Tree Rings Could Pin Down Thera Volcano Eruption Date

A new study that combines a mosaic of techniques to confirm the source of a volcanic eruption in 1628 B.C.E. has shown that it wasn’t Thera volcano, but instead Aniakchak II volcano in Alaska.

The modern islands of Santorini in the southern Aegean Sea are the remains of an enormous volcanic explosion that destroyed the earliest settlements on what was formerly a single island called Thera. The Thera eruption occurred sometime before 1500 B.C.E. and was one of the most violent volcanic eruptions in European history.

But the exact date of the eruption and its impact on climate have been debated for decades.

If a volcanic eruption is large enough, it can eject sulfur and debris called tephra into the stratosphere, where both can be circulated to places very far away. The sulfur dioxide from the eruption that makes it into the upper atmosphere reflects heat from the sun and causes temperatures around the world to drop. This climatic shift is reflected in trees, which show reduced growth or frost rings that effectively mark the year in which the eruption occurred.

Frost damage in bristlecone pine tree-rings from California and narrow tree-rings in oak trees from Ireland suggested that a large volcanic eruption cooled the climate about the year 1627-28 B.C.E. Scientists linked the tree ring-anomalies to Thera because at the time of the studies, Thera was the only known large eruption in that approximate time period.

But a new study published by Charlotte Pearson, an associate professor in the Laboratory of Tree-Ring Research of Arizona University, shows that the geochemical fingerprint of the 1628 B.C.E. eruption doesn’t match Thera, but instead Aniakchak II, a large volcanic caldera located on the Alaska Peninsula.

The sulfur and tephra of a large eruption can also rain down on Earth’s poles, where they are preserved in layers of ice. As every layer of ice represents one year, layers showing traces of volcanic tephra can be precisely dated. The ice cores’ tephra, which has a unique geochemical fingerprint, can be used to link the volcanic eruption to an exact volcanic source.

“We’ve looked at this same event that showed up in tree rings 7,000 kilometers apart, and we now know once and for all that this massive eruption is not Thera,” Pearson said. “It’s really nice to see that original connection resolved. It also makes perfect sense that Aniakchak II turns out to be one of the largest sulfate ejections in the last 4,000 years—the trees have been telling us this all along.”

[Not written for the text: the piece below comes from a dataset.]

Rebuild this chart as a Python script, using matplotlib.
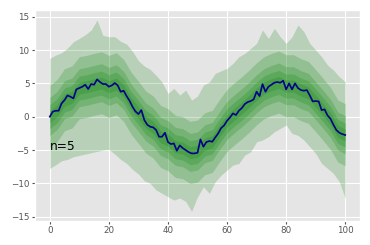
import matplotlib
matplotlib.use("Agg")
import matplotlib.pyplot as plt

plt.style.use("ggplot")

# median line, x = 0..100
x_med = list(range(101))
median = [0.0, 0.75, 0.9, 0.9, 2.0, 2.5, 3.2, 3.0, 2.75, 4.1,
          4.3, 4.5, 4.8, 4.15, 4.9, 4.8, 5.6, 5.2, 4.9, 4.9,
          4.5, 4.7, 5.05, 4.7, 3.75, 3.9, 3.1, 2.4, 1.5, 0.8,
          0.4, 1.0, -0.5, -1.2, -1.5, -1.6, -2.0, -3.0, -3.0, -2.4,
          -3.8, -4.1, -4.0, -5.1, -4.3, -4.7, -5.0, -5.3, -5.5, -5.5,
          -5.4, -3.4, -4.5, -3.8, -3.65, -3.75, -3.1, -2.5, -1.7, -1.3,
          -0.6, -0.1, 0.5, 0.25, 0.9, 1.3, 1.9, 2.2, 2.35, 2.6,
          3.75, 3.1, 4.9, 3.75, 4.5, 4.8, 5.1, 5.2, 5.1, 5.4,
          4.1, 5.0, 4.1, 5.0, 4.3, 4.0, 3.9, 4.0, 3.2, 2.3,
          2.35, 2.3, 1.0, 1.1, 0.2, -0.3, -1.2, -2.0, -2.4, -2.6,
          -2.75]

# outermost band (1st - 99th percentile), x = 0,2,...,100
x_outer = list(range(0, 101, 2))
outer_hi = [8.75, 9.25, 9.6, 10.3, 11.25, 11.75, 12.3, 13.0, 14.5, 12.2,
            12.0, 12.0, 11.3, 10.9, 9.8, 8.4, 7.6, 7.1, 6.2, 5.2,
            3.5, 4.25, 3.25, 4.0, 2.5, 3.1, 4.75, 5.2, 6.5, 6.9,
            7.25, 8.0, 9.0, 9.5, 10.25, 11.0, 13.0, 11.75, 13.25, 12.0,
            11.0, 12.0, 13.75, 12.75, 11.0, 10.0, 9.0, 7.75, 7.0, 6.0,
            5.25]
outer_lo = [-7.75, -7.2, -6.6, -6.4, -6.0, -5.8, -5.6, -5.4, -5.2, -5.0,
            -4.9, -5.6, -6.4, -7.0, -7.9, -8.6, -9.6, -10.0, -11.0, -11.5,
            -12.0, -12.5, -12.2, -12.7, -14.2, -12.0, -10.5, -11.5, -9.75, -8.75,
            -8.0, -7.25, -7.0, -5.75, -5.25, -3.75, -3.5, -3.0, -2.25, -1.75,
            -1.25, -2.5, -2.8, -3.5, -4.5, -5.5, -7.0, -7.75, -8.5, -9.75,
            -12.25]

# inner bands, x = 0,2.5,...,100
x_inner = [i * 2.5 for i in range(41)]
b2_hi = [4.7, 5.6, 7.2, 7.6, 9.0, 9.2, 9.5, 9.75, 9.2, 9.6, 8.6, 6.7, 5.3, 3.85, 3.1, 1.7, 1.2, 0.2, 0.0, -0.7,
         -0.5, 0.6, 0.95, 2.6, 4.1, 5.1, 6.0, 7.0, 8.1, 9.0, 9.5, 9.85, 9.3, 9.3, 8.7, 8.3, 7.05, 5.75, 4.4, 2.5, 1.95]
b2_lo = [-4.6, -3.7, -2.1, -1.7, -0.3, -0.1, 0.2, 0.45, -0.1, 0.3, -0.7, -2.6, -4.0, -5.45, -6.2, -7.6, -8.1, -9.1, -9.3, -10.0,
         -9.8, -8.7, -8.35, -6.7, -5.2, -4.2, -3.3, -2.3, -1.2, -0.3, 0.2, 0.55, 0.0, 0.0, -0.6, -1.0, -2.25, -3.55, -4.9, -6.8, -7.35]
b3_hi = [2.9, 3.8, 5.4, 5.8, 7.2, 7.4, 7.7, 7.95, 7.4, 7.8, 6.8, 4.9, 3.5, 2.05, 1.3, -0.1, -0.6, -1.6, -1.8, -2.5,
         -2.3, -1.2, -0.85, 0.8, 2.3, 3.3, 4.2, 5.2, 6.3, 7.2, 7.7, 8.05, 7.5, 7.5, 6.9, 6.5, 5.25, 3.95, 2.6, 0.7, 0.15]
b3_lo = [-2.8, -1.9, -0.3, 0.1, 1.5, 1.7, 2.0, 2.25, 1.7, 2.1, 1.1, -0.8, -2.2, -3.65, -4.4, -5.8, -6.3, -7.3, -7.5, -8.2,
         -8.0, -6.9, -6.55, -4.9, -3.4, -2.4, -1.5, -0.5, 0.6, 1.5, 2.0, 2.35, 1.8, 1.8, 1.2, 0.8, -0.45, -1.75, -3.1, -5.0, -5.55]
b4_hi = [1.8, 2.7, 4.3, 4.7, 6.1, 6.3, 6.6, 6.85, 6.3, 6.7, 5.7, 3.8, 2.4, 0.95, 0.2, -1.2, -1.7, -2.7, -2.9, -3.6,
         -3.4, -2.3, -1.95, -0.3, 1.2, 2.2, 3.1, 4.1, 5.2, 6.1, 6.6, 6.95, 6.4, 6.4, 5.8, 5.4, 4.15, 2.85, 1.5, -0.4, -0.95]
b4_lo = [-1.8, -0.9, 0.7, 1.1, 2.5, 2.7, 3.0, 3.25, 2.7, 3.1, 2.1, 0.2, -1.2, -2.65, -3.4, -4.8, -5.3, -6.3, -6.5, -7.2,
         -7.0, -5.9, -5.55, -3.9, -2.4, -1.4, -0.5, 0.5, 1.6, 2.5, 3.0, 3.35, 2.8, 2.8, 2.2, 1.8, 0.55, -0.75, -2.1, -4.0, -4.55]
b5_hi = [0.9, 1.8, 3.4, 3.8, 5.2, 5.4, 5.7, 5.95, 5.4, 5.8, 4.8, 2.9, 1.5, 0.05, -0.7, -2.1, -2.6, -3.6, -3.8, -4.5,
         -4.3, -3.2, -2.85, -1.2, 0.3, 1.3, 2.2, 3.2, 4.3, 5.2, 5.7, 6.05, 5.5, 5.5, 4.9, 4.5, 3.25, 1.95, 0.6, -1.3, -1.85]
b5_lo = [-0.9, 0.0, 1.6, 2.0, 3.4, 3.6, 3.9, 4.15, 3.6, 4.0, 3.0, 1.1, -0.3, -1.75, -2.5, -3.9, -4.4, -5.4, -5.6, -6.3,
         -6.1, -5.0, -4.65, -3.0, -1.5, -0.5, 0.4, 1.4, 2.5, 3.4, 3.9, 4.25, 3.7, 3.7, 3.1, 2.7, 1.45, 0.15, -1.2, -3.1, -3.65]

label = "n=5"
xticks = [0, 20, 40, 60, 80, 100]
yticks = [-15, -10, -5, 0, 5, 10, 15]

fig = plt.figure(figsize=(3.7, 2.45), dpi=100)
ax = fig.add_axes([0.0946, 0.099, 0.8784, 0.860])

alpha = 0.2
ax.fill_between(x_outer, outer_lo, outer_hi, color="green", alpha=alpha, linewidth=0)
for lo, hi in [(b2_lo, b2_hi), (b3_lo, b3_hi), (b4_lo, b4_hi), (b5_lo, b5_hi)]:
    ax.fill_between(x_inner, lo, hi, color="green", alpha=alpha, linewidth=0)

ax.plot(x_med, median, color="darkblue", linewidth=1.2)
ax.text(0, -5, label, fontsize=8.8, color="black")

ax.set_xlim(-5, 105)
ax.set_ylim(-15.6, 16.0)
ax.set_xticks(xticks)
ax.set_yticks(yticks)
ax.tick_params(labelsize=6.3, length=2, pad=2, colors="#555555")
ax.grid(True, color="white", linewidth=0.8)

fig.savefig("out.png", dpi=100)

Pearson and her collaborators – which included Michael Sigl of the University of Bern and an international team of geochemists, ice core experts and tephra chronologists – then applied the same method to try to pinpoint the Thera eruption.

They aligned data from tree rings and from ice cores in Antarctica and Greenland to create a comprehensive record of volcanic eruptions across the period – 1680 to 1500 B.C.E. – when Thera must have occurred.

The exact Thera eruption date remains unconfirmed, but the team has narrowed it down to just a handful of possibilities: 1611 B.C.E., 1562-1555 B.C.E. and 1538 B.C.E.

“One of these is Thera,” Pearson said. “We just can’t confirm which one yet, but at least we now know exactly where to look. The challenge with Thera is that there’s always been this discrepancy between multiple lines of dating evidence. Now that we know what the possible dates are, this evidence can be re-evaluated, but we still need a geochemical fingerprint to clinch it.”

Archaeological evidence has suggested the date of the Thera eruption is closer to 1500 B.C.E., while some radiocarbon dating has suggested it’s closer to 1600 B.C.E.

“I favor the middle ground. But we are really close to having a final solution to this problem. It’s important to stay open to all possibilities and keep asking questions,” Pearson said.